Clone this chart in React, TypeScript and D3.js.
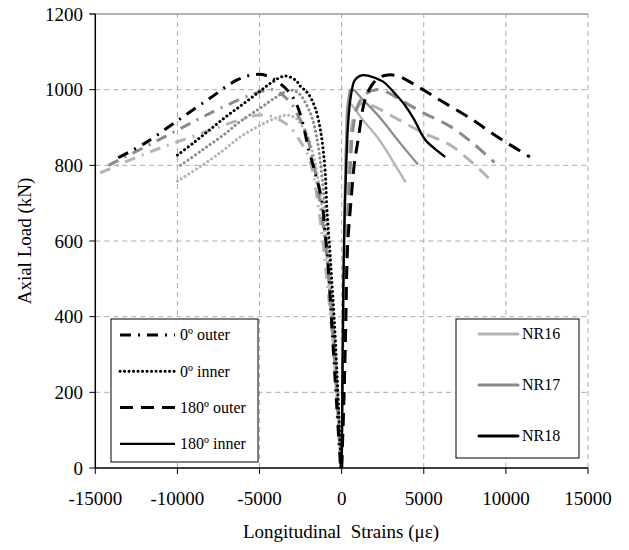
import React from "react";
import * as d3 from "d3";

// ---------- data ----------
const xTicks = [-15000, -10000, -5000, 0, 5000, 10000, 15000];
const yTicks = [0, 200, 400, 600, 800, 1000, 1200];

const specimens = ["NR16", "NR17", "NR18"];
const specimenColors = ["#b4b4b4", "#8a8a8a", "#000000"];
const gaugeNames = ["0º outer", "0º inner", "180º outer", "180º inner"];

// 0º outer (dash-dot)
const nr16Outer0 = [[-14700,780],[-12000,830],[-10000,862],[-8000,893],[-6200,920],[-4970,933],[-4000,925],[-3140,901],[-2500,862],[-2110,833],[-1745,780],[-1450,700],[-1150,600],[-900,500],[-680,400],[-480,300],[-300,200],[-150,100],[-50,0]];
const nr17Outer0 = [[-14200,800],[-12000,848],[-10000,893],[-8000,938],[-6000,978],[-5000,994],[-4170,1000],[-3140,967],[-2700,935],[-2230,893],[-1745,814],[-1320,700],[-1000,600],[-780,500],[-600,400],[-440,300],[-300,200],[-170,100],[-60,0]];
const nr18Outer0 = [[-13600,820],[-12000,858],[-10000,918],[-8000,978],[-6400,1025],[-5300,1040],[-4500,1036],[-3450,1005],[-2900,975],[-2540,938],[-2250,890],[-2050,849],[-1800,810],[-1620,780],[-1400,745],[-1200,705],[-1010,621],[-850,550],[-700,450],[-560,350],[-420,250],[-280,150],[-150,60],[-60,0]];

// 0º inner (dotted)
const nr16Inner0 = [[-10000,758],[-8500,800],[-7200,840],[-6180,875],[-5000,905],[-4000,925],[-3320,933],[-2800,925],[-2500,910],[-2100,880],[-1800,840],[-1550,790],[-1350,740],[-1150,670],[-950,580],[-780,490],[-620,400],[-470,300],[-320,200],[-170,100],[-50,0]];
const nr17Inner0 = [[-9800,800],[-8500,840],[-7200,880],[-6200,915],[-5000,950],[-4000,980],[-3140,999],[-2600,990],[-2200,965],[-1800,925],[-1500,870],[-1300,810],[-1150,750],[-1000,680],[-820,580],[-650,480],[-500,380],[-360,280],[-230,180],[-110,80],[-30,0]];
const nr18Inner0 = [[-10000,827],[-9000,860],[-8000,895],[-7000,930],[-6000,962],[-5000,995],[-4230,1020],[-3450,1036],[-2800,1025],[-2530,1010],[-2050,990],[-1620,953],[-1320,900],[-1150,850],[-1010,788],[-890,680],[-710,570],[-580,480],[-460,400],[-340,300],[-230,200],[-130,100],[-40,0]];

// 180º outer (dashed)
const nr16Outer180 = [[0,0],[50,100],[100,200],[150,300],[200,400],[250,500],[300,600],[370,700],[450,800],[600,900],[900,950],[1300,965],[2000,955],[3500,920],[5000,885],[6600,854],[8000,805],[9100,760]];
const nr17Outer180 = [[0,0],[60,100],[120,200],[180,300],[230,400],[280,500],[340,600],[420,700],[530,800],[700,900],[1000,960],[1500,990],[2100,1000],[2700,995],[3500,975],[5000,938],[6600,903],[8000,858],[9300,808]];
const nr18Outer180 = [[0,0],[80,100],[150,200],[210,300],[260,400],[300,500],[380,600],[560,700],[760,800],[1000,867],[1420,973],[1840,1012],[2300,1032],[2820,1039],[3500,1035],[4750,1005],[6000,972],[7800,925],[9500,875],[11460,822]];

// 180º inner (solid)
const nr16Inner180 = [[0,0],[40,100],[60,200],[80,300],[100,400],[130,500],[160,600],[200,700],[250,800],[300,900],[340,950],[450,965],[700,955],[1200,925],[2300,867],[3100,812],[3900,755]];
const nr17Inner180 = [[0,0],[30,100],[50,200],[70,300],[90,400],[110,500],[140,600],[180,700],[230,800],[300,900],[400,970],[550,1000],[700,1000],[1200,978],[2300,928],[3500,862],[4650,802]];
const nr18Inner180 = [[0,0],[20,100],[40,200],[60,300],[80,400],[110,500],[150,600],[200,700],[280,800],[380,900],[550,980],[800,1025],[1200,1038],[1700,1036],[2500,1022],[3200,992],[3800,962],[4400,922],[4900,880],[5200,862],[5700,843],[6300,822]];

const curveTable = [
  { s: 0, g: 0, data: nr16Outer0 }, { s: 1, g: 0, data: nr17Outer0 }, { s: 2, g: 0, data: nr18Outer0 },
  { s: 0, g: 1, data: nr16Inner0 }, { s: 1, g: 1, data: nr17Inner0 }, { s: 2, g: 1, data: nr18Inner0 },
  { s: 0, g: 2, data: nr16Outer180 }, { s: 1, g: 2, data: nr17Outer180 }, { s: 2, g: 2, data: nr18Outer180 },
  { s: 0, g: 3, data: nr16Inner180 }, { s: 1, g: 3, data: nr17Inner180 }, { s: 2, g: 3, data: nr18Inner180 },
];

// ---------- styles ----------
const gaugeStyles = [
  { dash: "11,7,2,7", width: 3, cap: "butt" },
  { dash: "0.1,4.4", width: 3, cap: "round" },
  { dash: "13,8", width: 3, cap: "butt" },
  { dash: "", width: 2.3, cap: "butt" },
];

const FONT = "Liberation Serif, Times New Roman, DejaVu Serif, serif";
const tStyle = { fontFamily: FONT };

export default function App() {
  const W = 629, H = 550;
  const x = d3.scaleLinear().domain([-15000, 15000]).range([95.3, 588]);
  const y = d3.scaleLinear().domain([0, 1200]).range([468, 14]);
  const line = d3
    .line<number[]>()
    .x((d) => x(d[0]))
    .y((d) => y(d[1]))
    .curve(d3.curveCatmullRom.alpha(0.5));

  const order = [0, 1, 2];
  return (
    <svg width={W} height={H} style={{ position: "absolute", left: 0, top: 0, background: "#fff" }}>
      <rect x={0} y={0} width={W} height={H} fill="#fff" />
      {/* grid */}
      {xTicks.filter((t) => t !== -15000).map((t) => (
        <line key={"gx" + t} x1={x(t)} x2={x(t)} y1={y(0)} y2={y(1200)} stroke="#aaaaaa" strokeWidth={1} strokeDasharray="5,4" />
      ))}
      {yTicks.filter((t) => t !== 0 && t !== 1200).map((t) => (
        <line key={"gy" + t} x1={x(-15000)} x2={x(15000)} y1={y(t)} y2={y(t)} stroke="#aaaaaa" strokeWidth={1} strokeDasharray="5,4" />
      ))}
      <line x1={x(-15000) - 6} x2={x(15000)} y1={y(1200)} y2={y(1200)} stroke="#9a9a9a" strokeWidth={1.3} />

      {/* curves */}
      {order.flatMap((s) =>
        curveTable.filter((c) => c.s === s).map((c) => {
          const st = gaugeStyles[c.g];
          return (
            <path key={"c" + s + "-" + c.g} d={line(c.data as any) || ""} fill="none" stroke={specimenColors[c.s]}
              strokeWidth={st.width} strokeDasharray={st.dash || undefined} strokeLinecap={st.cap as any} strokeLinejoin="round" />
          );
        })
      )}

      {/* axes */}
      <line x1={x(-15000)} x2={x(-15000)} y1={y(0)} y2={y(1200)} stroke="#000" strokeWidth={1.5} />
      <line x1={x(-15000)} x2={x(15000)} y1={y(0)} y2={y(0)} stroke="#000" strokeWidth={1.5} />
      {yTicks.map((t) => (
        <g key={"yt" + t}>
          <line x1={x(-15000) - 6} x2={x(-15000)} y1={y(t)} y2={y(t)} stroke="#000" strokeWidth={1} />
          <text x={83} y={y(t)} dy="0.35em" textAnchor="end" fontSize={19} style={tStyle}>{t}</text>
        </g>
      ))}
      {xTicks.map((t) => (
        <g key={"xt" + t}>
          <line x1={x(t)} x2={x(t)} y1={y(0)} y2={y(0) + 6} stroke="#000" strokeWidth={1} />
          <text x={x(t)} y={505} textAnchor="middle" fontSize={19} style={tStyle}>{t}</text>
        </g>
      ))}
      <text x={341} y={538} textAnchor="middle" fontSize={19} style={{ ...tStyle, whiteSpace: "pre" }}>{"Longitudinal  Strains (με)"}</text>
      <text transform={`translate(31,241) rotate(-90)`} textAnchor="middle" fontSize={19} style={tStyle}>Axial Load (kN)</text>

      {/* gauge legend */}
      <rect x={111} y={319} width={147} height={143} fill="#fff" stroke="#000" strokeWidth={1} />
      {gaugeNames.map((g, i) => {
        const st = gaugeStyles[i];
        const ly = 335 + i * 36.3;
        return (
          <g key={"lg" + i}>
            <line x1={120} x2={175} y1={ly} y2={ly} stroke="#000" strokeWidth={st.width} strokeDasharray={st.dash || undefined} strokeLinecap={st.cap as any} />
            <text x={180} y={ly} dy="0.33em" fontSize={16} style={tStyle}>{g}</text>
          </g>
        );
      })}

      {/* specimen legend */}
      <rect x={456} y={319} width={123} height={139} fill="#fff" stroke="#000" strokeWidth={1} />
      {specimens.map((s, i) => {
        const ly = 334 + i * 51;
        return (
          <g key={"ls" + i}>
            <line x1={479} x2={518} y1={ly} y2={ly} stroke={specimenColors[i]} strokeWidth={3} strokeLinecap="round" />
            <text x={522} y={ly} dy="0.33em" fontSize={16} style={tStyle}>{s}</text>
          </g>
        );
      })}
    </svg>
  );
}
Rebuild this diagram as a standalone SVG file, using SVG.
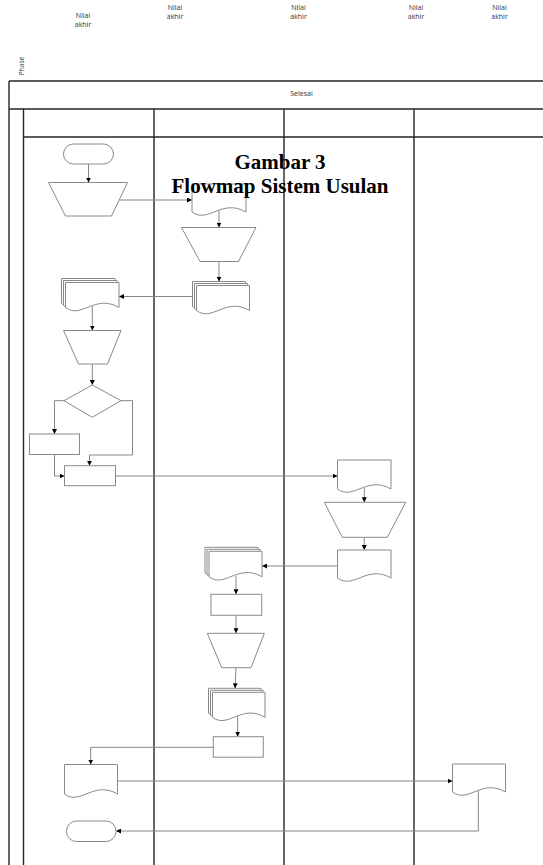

### WHAT TO PRODUCE:
Using the listing above, return all lines where the word "this" occurs.

### CORRECT RESULT:
Clone this chart in React, TypeScript and D3.js.
Rebuild this diagram as a standalone SVG file, using SVG.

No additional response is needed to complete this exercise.